**Aim of the task**
Scan the data below for the string "this". Show every line where it turns up.

**Data provided**
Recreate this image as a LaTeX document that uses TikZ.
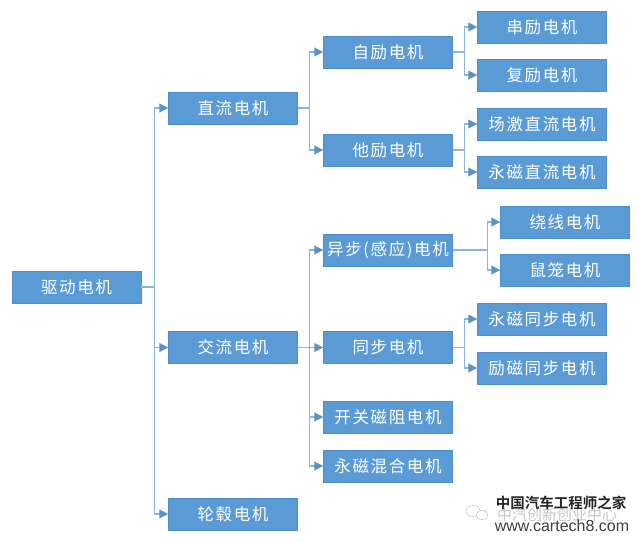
\documentclass[tikz,border=0pt]{standalone}
\usepackage{fontspec}
\usetikzlibrary{arrows.meta,calc}
\setmainfont{Liberation Sans}
\newfontfamily\cjk[LetterSpace=10]{Noto Sans CJK SC}
\newfontfamily\cjkplain{Noto Sans CJK SC}
\newfontfamily\cjkbold[BoldFont={Noto Sans CJK SC Bold}]{Noto Sans CJK SC}
\definecolor{boxblue}{HTML}{5B9BD5}
\definecolor{boxedge}{HTML}{4F8FCC}
\definecolor{linkblue}{HTML}{8DB4DA}
\definecolor{tipblue}{HTML}{5B93C8}
\tikzset{
  motor/.style={rectangle,fill=boxblue,draw=boxedge,line width=0.5pt,minimum width=129pt,minimum height=32pt,inner sep=0pt,text=white,font=\cjk\fontsize{16.5}{16.5}\selectfont},
  link/.style={draw=linkblue,line width=1.1pt,-{Triangle[length=9pt,width=9pt,fill=tipblue,color=tipblue]}},
  stem/.style={draw=linkblue,line width=1.1pt}
}
\begin{document}
\begin{tikzpicture}[x=1pt,y=-1pt]
\useasboundingbox[fill=white] (0,0) rectangle (640,541);
% root and first level
\node[motor] (root) at (76.5,287) {驱动电机};
\node[motor] (dc) at (233,108) {直流电机};
\node[motor] (ac) at (233,347.5) {交流电机};
\node[motor] (hub) at (233,514) {轮毂电机};
% second level
\node[motor] (self) at (388,52) {自励电机};
\node[motor] (sep) at (388,150) {他励电机};
\node[motor] (async) at (388,250) {异步(感应)电机};
\node[motor] (sync) at (388,347.5) {同步电机};
\node[motor] (sr) at (388,417) {开关磁阻电机};
\node[motor] (pmh) at (388,466) {永磁混合电机};
% third level
\node[motor] (series) at (542,27) {串励电机};
\node[motor] (comp) at (542,75) {复励电机};
\node[motor] (field) at (542,124) {场激直流电机};
\node[motor] (pmdc) at (542,172) {永磁直流电机};
\node[motor] (wound) at (565,222) {绕线电机};
\node[motor] (cage) at (565,270) {鼠笼电机};
\node[motor] (pmsync) at (542,319) {永磁同步电机};
\node[motor] (exsync) at (542,368) {励磁同步电机};
% junctions
\coordinate (j0) at ($(root.east)+(13,0)$);
\coordinate (j1) at ($(dc.east)+(12,0)$);
\coordinate (j2) at ($(ac.east)+(12,0)$);
\coordinate (j3) at ($(self.east)+(12,0)$);
\coordinate (j4) at ($(sep.east)+(12,0)$);
\coordinate (j5) at ($(async.east)+(35,0)$);
\coordinate (j6) at ($(sync.east)+(12,0)$);
% connectors
\draw[stem] (root.east) -- (j0);
\foreach \t in {dc,ac,hub} \draw[link] (j0) |- (\t.west);
\draw[stem] (dc.east) -- (j1);
\foreach \t in {self,sep} \draw[link] (j1) |- (\t.west);
\draw[stem] (ac.east) -- (j2);
\foreach \t in {async,sync,sr,pmh} \draw[link] (j2) |- (\t.west);
\draw[stem] (self.east) -- (j3);
\foreach \t in {series,comp} \draw[link] (j3) |- (\t.west);
\draw[stem] (sep.east) -- (j4);
\foreach \t in {field,pmdc} \draw[link] (j4) |- (\t.west);
\draw[stem] (async.east) -- (j5);
\foreach \t in {wound,cage} \draw[link] (j5) |- (\t.west);
\draw[stem] (sync.east) -- (j6);
\foreach \t in {pmsync,exsync} \draw[link] (j6) |- (\t.west);
% watermark
\draw[black!20,line width=0.7pt] (473,511) ellipse [x radius=7,y radius=5.5];
\draw[black!20,line width=0.7pt,fill=white] (482,515) ellipse [x radius=6,y radius=4.5];
\node[inner sep=0pt,text=black!22] (wm2) at (557,515) {\cjkplain\fontsize{15}{15}\selectfont 中汽创新创业中心};
\node[inner sep=0pt,text=black!85] (wm1) at (561,503) {\cjkbold\bfseries\fontsize{14.5}{15}\selectfont 中国汽车工程师之家};
\node[inner sep=0pt,text=black!75] (wm3) at (562,526) {\fontsize{16}{16}\selectfont www.cartech8.com};
\end{tikzpicture}
\end{document}
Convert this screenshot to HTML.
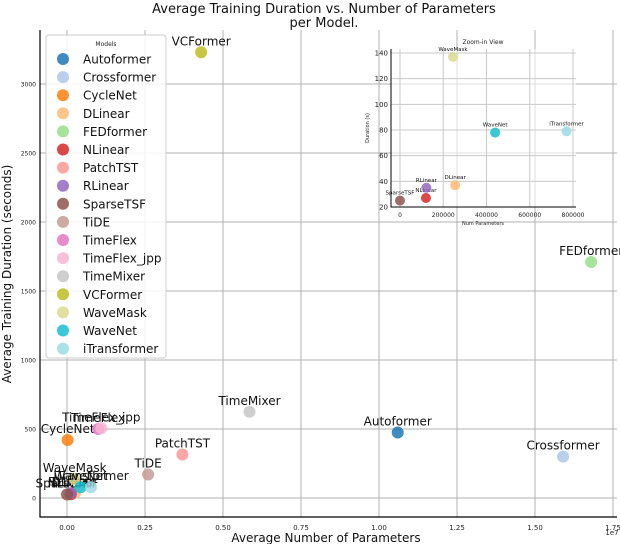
<!DOCTYPE html>
<html><head><meta charset="utf-8"><style>
body{margin:0;background:#fff;font-family:"Liberation Sans","DejaVu Sans",sans-serif}
svg text{font-family:"DejaVu Sans","Liberation Sans",sans-serif}
</style></head><body>
<svg id="chart" width="620" height="544" xmlns="http://www.w3.org/2000/svg"></svg>
<script>
const models=["Autoformer","Crossformer","CycleNet","DLinear","FEDformer","NLinear","PatchTST","RLinear","SparseTSF","TiDE","TimeFlex","TimeFlex_jpp","TimeMixer","VCFormer","WaveMask","WaveNet","iTransformer"];
const params=[10600000,15900000,20000,255000,16800000,120000,3700000,122000,0,2600000,1000000,1100000,5850000,4300000,245000,440000,770000];
const durations=[475,300,420,37,1710,27,315,35,25,170,500,505,625,3230,137,78,79];
const colors=["#1f77b4","#aec7e8","#ff7f0e","#ffbb78","#98df8a","#d62728","#ff9896","#9467bd","#8c564b","#c49c94","#e377c2","#f7b6d2","#c7c7c7","#bcbd22","#dbdb8d","#17becf","#9edae5"];
const xTicks=[0,0.25,0.5,0.75,1.0,1.25,1.5,1.75];
const xTickLabels=["0.00","0.25","0.50","0.75","1.00","1.25","1.50","1.75"];
const yTicks=[0,500,1000,1500,2000,2500,3000];
const insetModels=["DLinear","NLinear","RLinear","SparseTSF","WaveMask","WaveNet","iTransformer"];
const insetXTicks=[0,200000,400000,600000,800000];
const insetYTicks=[20,40,60,80,100,120,140];

const NS="http://www.w3.org/2000/svg";
const svg=document.getElementById('chart');
function mk(tag,attrs,parent,txt){const e=document.createElementNS(NS,tag);for(const k in attrs)e.setAttribute(k,attrs[k]);if(txt!==undefined)e.textContent=txt;(parent||svg).appendChild(e);return e;}
const L=40,R=617,T=30,B=517;
const xs=v=>67+v/1e7*312;
const ys=v=>498-v*0.138;

// grid
xTicks.forEach((t,i)=>{const x=xs(t*1e7);
 const g=mk('line',{x1:x,x2:x,y1:T,y2:B,stroke:'#b0b0b0','stroke-width':1});
 
 const tl=mk('text',{x:x,y:530,'font-size':7,'text-anchor':'middle',fill:'#222'},null,xTickLabels[i]);
 });
yTicks.forEach(t=>{const y=ys(t);
 const g=mk('line',{x1:L,x2:R,y1:y,y2:y,stroke:'#b0b0b0','stroke-width':1});
 
 const tl=mk('text',{x:36,y:y+2.5,'font-size':6,'text-anchor':'end',fill:'#222'},null,String(t));
 });
const sp=mk('path',{d:`M${L},${T}V${B}H${R}`,fill:'none',stroke:'#000','stroke-width':1.2});


// points
models.forEach((m,i)=>{const x=xs(params[i]),y=ys(durations[i]);
 const c=mk('circle',{cx:x,cy:y,r:6,fill:colors[i],'fill-opacity':0.85});
 
 const t=mk('text',{x:x,y:y-7,'font-size':12,'text-anchor':'middle',fill:'#111'},null,m);
 });

// titles
let e;
e=mk('text',{x:324,y:13,'font-size':13,'text-anchor':'middle',fill:'#111'},null,'Average Training Duration vs. Number of Parameters');

e=mk('text',{x:324,y:27,'font-size':13,'text-anchor':'middle',fill:'#111'},null,'per Model.');

e=mk('text',{x:326,y:542,'font-size':12,'text-anchor':'middle',fill:'#111'},null,'Average Number of Parameters');

e=mk('text',{x:0,y:0,'font-size':12,'text-anchor':'middle',fill:'#111',transform:'translate(11,274) rotate(-90)'},null,'Average Training Duration (seconds)');

e=mk('text',{x:612,y:535,'font-size':7,'text-anchor':'middle',fill:'#222'},null,'1e7');


// legend
const lg=mk('g',{});
mk('rect',{x:46,y:35,width:120,height:323,rx:3,fill:'#fff','fill-opacity':0.85,stroke:'#ccc'},lg);
mk('text',{x:106,y:46,'font-size':6,'text-anchor':'middle',fill:'#222'},lg,'Models');
models.forEach((m,i)=>{const y=59+i*18.1;
 const g=mk('g',{},lg);
 mk('circle',{cx:63,cy:y,r:6,fill:colors[i],'fill-opacity':0.85},g);
 mk('text',{x:83,y:y+4.5,'font-size':12,fill:'#111'},g,m);});

// inset
const IL=391,IR=576,IT=49,IB=207;
const ixs=v=>400+v/800000*173;
const iys=v=>207-(v-20)*154/120;
const ig=mk('g',{});
mk('rect',{x:IL,y:IT,width:IR-IL,height:IB-IT,fill:'#fff','fill-opacity':0.6},ig);
insetXTicks.forEach(t=>{const x=ixs(t);
 mk('line',{x1:x,x2:x,y1:IT,y2:IB,stroke:'#c8c8c8'},ig);
 mk('text',{x:x,y:217,'font-size':6,'text-anchor':'middle',fill:'#222'},ig,String(t));});
insetYTicks.forEach(t=>{const y=iys(t);
 mk('line',{x1:IL,x2:IR,y1:y,y2:y,stroke:'#c8c8c8'},ig);
 mk('text',{x:388,y:y+2.5,'font-size':7,'text-anchor':'end',fill:'#222'},ig,String(t));});
mk('path',{d:`M${IL},${IT}V${IB}H${IR}`,fill:'none',stroke:'#000','stroke-width':1},ig);
mk('text',{x:483,y:44,'font-size':6,'text-anchor':'middle',fill:'#222'},ig,'Zoom-in View');
mk('text',{x:483,y:225,'font-size':5,'text-anchor':'middle',fill:'#222'},ig,'Num Parameters');
mk('text',{x:0,y:0,'font-size':5,'text-anchor':'middle',fill:'#222',transform:'translate(369,128) rotate(-90)'},ig,'Duration (s)');
insetModels.forEach(m=>{const i=models.indexOf(m);const x=ixs(params[i]),y=iys(durations[i]);
 const c=mk('circle',{cx:x,cy:y,r:5,fill:colors[i],'fill-opacity':0.85},ig);
 
 mk('text',{x:x,y:y-6,'font-size':5.5,'text-anchor':'middle',fill:'#111'},ig,m);});
</script>
</body></html>
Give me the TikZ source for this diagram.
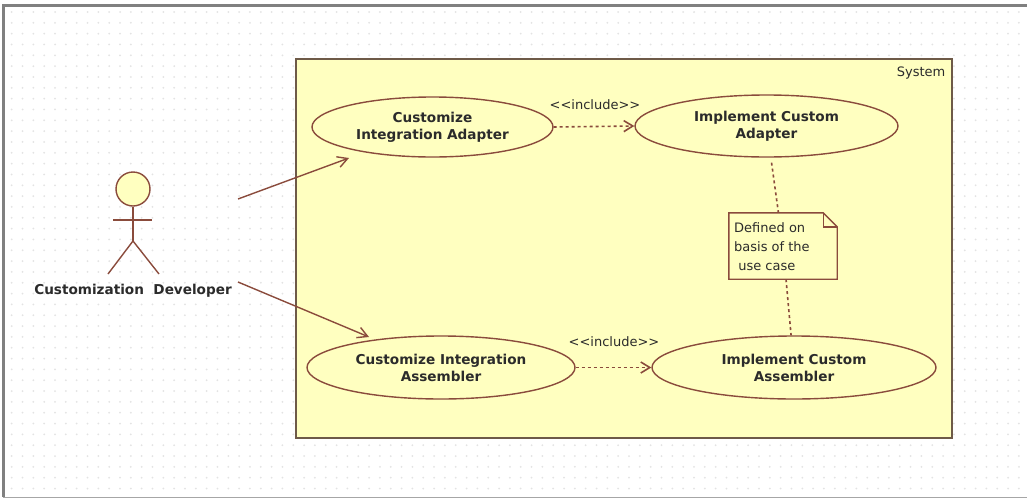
\documentclass[tikz,border=0pt]{standalone}
\usepackage{fontspec}
\setmainfont{DejaVu Sans}
\usetikzlibrary{arrows.meta}
\usetikzlibrary{shapes.geometric}
\definecolor{uml_line}{HTML}{8A4B3C}
\definecolor{uml_box}{HTML}{6E5A48}
\definecolor{uml_fill}{HTML}{FFFFC0}
\definecolor{uml_text}{HTML}{2B2B2B}
\tikzset{
    umlnode/.style = {align=center, inner sep=0pt, text centered, text=uml_text},
    use_case/.style = {umlnode, ellipse, draw=uml_line, fill=uml_fill, line width=1.4pt, font=\fontsize{13.6}{17}\selectfont\bfseries},
    small_text/.style = {umlnode, font=\fontsize{13}{19.3}\selectfont},
    actor_line/.style = {draw=uml_line, line width=1.4pt},
    assoc/.style = {actor_line, -{Straight Barb[length=10pt,width=11pt]}},
    include/.style = {actor_line, line width=1.6pt, dash pattern=on 3pt off 3pt, -{Straight Barb[length=9pt,width=11pt]}},
    anchor_line/.style = {actor_line, line width=1.6pt, dash pattern=on 3pt off 3pt}
}
\begin{document}
\begin{tikzpicture}[x=1pt,y=-1pt]
    \useasboundingbox (0,0) rectangle (1027,498);
    % page with its dotted grid
    \fill[white] (0,0) rectangle (1027,498);
    \foreach \i in {0,...,93} {
        \foreach \j in {0,...,44} {
            \fill[black!11] (11.7+10.83*\i,12+10.83*\j) circle (1);
        }
    }
    \draw[black!50, line width=3pt] (3,497) -- (3,5) -- (1027,5);
    \draw[black!35, line width=1pt] (3,497) -- (1027,497);
    % system boundary
    \node (system) [draw=uml_box, fill=uml_fill, line width=1.8pt, minimum width=656, minimum height=379, inner sep=0pt] at (624,248.5) {};
    \node (system_name) [small_text, anchor=east] at (945.5,73) {System};
    % use cases
    \node (cust_adapter) [use_case, minimum width=241, minimum height=60] at (432.5,127) {Customize\\Integration Adapter};
    \node (impl_adapter) [use_case, minimum width=263, minimum height=62] at (766.5,126) {Implement Custom\\Adapter};
    \node (cust_assembler) [use_case, minimum width=268, minimum height=63] at (441,367.5) {Customize Integration\\Assembler};
    \node (impl_assembler) [use_case, minimum width=284, minimum height=63] at (794,367.5) {Implement Custom\\Assembler};
    % actor
    \node (head) [circle, draw=uml_line, fill=uml_fill, line width=1.4pt, minimum size=34, inner sep=0pt] at (133,189) {};
    \coordinate (hip) at (133,241);
    \draw[actor_line] (head) -- (hip);
    \draw[actor_line] (113,220) -- (152,220);
    \draw[actor_line] (108,274) -- (hip) -- (159,274);
    \node (actor_name) [umlnode, font=\fontsize{13.6}{14}\selectfont\bfseries] at (133,291) {Customization\ \ Developer};
    \coordinate (actor_top) at (238,199);
    \coordinate (actor_low) at (238,282);
    \coordinate (assoc_top) at (349,158);
    \coordinate (assoc_low) at (369,337);
    \draw[assoc] (actor_top) -- (assoc_top);
    \draw[assoc] (actor_low) -- (assoc_low);
    % include arrows
    \draw[include] (cust_adapter.east) -- (impl_adapter.west);
    \draw[include] (cust_assembler.east) -- (impl_assembler.west);
    \node (include_top) [small_text] at (595,105) {<{}<include>{}>};
    \node (include_low) [small_text] at (614,342) {<{}<include>{}>};
    % note
    \node (note) [minimum width=108, minimum height=66, inner sep=0pt] at (783,246) {};
    \draw[actor_line, fill=uml_fill] (note.north west) -- ([xshift=-14pt]note.north east) -- ([yshift=-14pt]note.north east) -- (note.south east) -- (note.south west) -- cycle;
    \draw[actor_line] ([xshift=-14pt]note.north east) -- ++(0,14) -- ([yshift=-14pt]note.north east);
    \node (note_text) [small_text, align=left, anchor=west] at (734,246.5) {Defined on\\basis of the\\\ use case};
    \draw[anchor_line, shorten <=5pt] (impl_adapter) -- (note);
    \draw[anchor_line] (note) -- (impl_assembler);
\end{tikzpicture}
\end{document}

**Exercise output**
Recreate this image as a LaTeX document that uses TikZ.
Convert this screenshot to HTML.
Give me the TikZ source for this diagram.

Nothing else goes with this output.